I would like to ponder my conclusion 4, which reveals a potential weakness of the current M376 approach - but one which I hope may be addressable by a few simple statements that indicate that some SCs, that strictly apply to one IC, can be applied to the whole software for the sake of efficiency.

I think that WCAG2ICT will need to continue to ponder issues 3, 5 and 6. I will of course try to actively help in this pondering!
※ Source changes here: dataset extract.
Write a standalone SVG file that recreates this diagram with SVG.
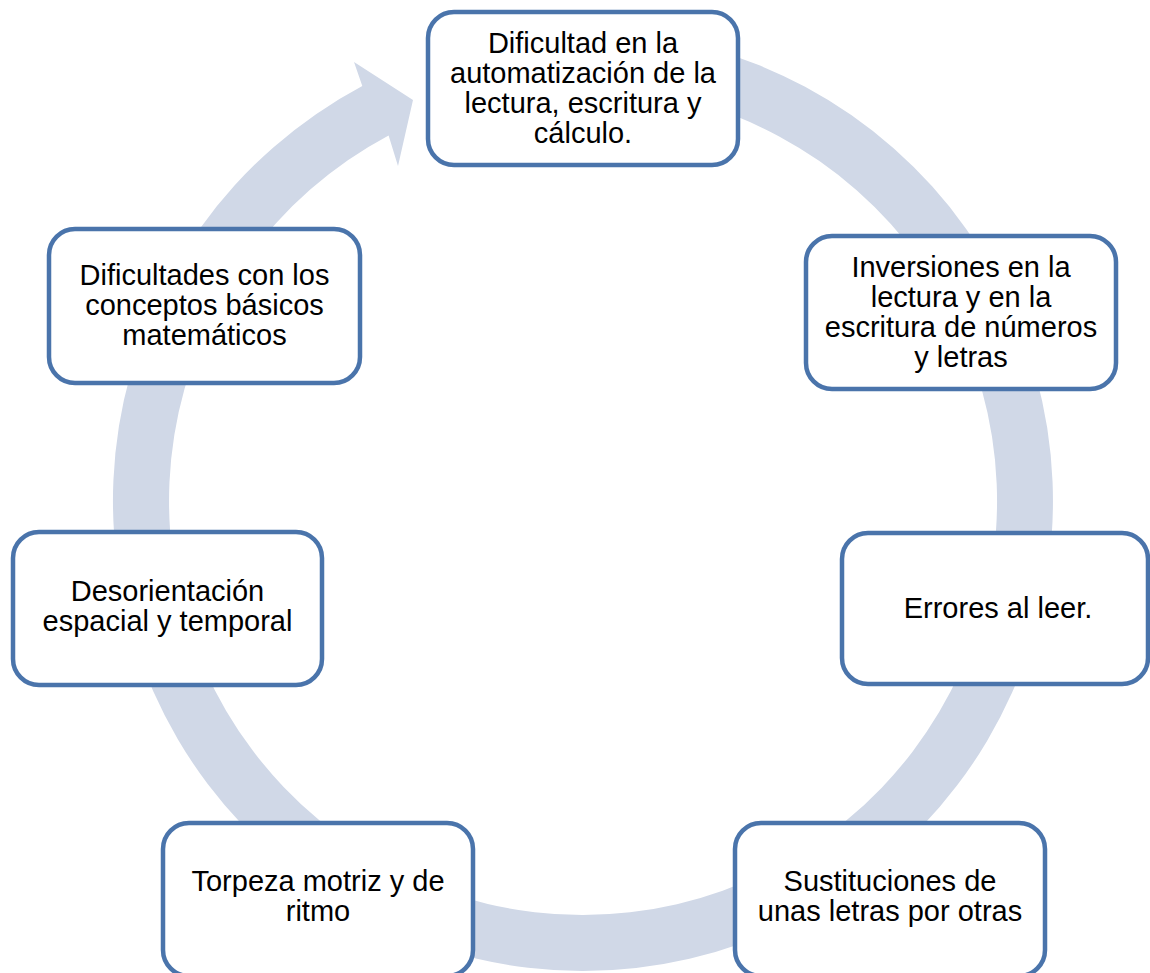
<svg xmlns="http://www.w3.org/2000/svg" width="1150" height="973" viewBox="0 0 1150 973">
<style>
.box{fill:#ffffff;stroke:#4A74AB;stroke-width:4.5}
.t{font-family:"Liberation Sans",Arial,sans-serif;font-size:29px;fill:#000000;text-anchor:middle}
.ring{fill:#D0D8E7}
</style>
<rect width="1150" height="973" fill="#ffffff"/>
<g id="connectors">
<path class="ring" d="M 704.6 47.0 A 470 470 0 1 1 362.3 86.0 L 354 62 L 413 100 L 398 166 L 388.6 135.5 A 414 414 0 1 0 690.2 101.1 Z"/>
</g>
<g id="node1">
<rect class="box" x="428" y="12" width="310" height="153" rx="26"/>
<text class="t" x="583" y="53">Dificultad en la</text>
<text class="t" x="583" y="83">automatización de la</text>
<text class="t" x="583" y="113">lectura, escritura y</text>
<text class="t" x="583" y="143">cálculo.</text>
</g>
<g id="node2">
<rect class="box" x="806" y="236" width="310" height="153" rx="26"/>
<text class="t" x="961" y="277">Inversiones en la</text>
<text class="t" x="961" y="307">lectura y en la</text>
<text class="t" x="961" y="337">escritura de números</text>
<text class="t" x="961" y="367">y letras</text>
</g>
<g id="node3">
<rect class="box" x="842" y="533" width="306" height="151" rx="26"/>
<text class="t" x="998" y="618">Errores al leer.</text>
</g>
<g id="node4">
<rect class="box" x="735" y="823" width="310" height="153" rx="26"/>
<text class="t" x="890" y="891">Sustituciones de</text>
<text class="t" x="890" y="921">unas letras por otras</text>
</g>
<g id="node5">
<rect class="box" x="163" y="823" width="310" height="153" rx="26"/>
<text class="t" x="318" y="891">Torpeza motriz y de</text>
<text class="t" x="318" y="921">ritmo</text>
</g>
<g id="node6">
<rect class="box" x="13" y="532" width="309" height="153" rx="26"/>
<text class="t" x="167.5" y="601">Desorientación</text>
<text class="t" x="167.5" y="631">espacial y temporal</text>
</g>
<g id="node7">
<rect class="box" x="49" y="229" width="311" height="154" rx="26"/>
<text class="t" x="204.5" y="285">Dificultades con los</text>
<text class="t" x="204.5" y="315">conceptos básicos</text>
<text class="t" x="204.5" y="345">matemáticos</text>
</g>
</svg>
I would like to arrive at a situation where it is clear that M376 and WCAG2ICT are saying the same thing. M376 will not be presenting our material in exactly the same form as WCAG2ICT as this does not suit the needs of our standard (EN). Similarly, WCAG2ICT cannot adopt the M376 way of presenting its guidance as this does not meet W3Cs needs.

Best regards

Mike

PS: I believe that the current "User Interface Context (by an author)" definition is inferior to the M376 "interaction context" definition as it depends on the term "navigation commands" and relies on separately identifying "user interface elements" and "presented information". Unfortunately I think that the task of evolving the definition from its M376 roots got diverted into a string of updates to fix some supposed weaknesses that were being raised.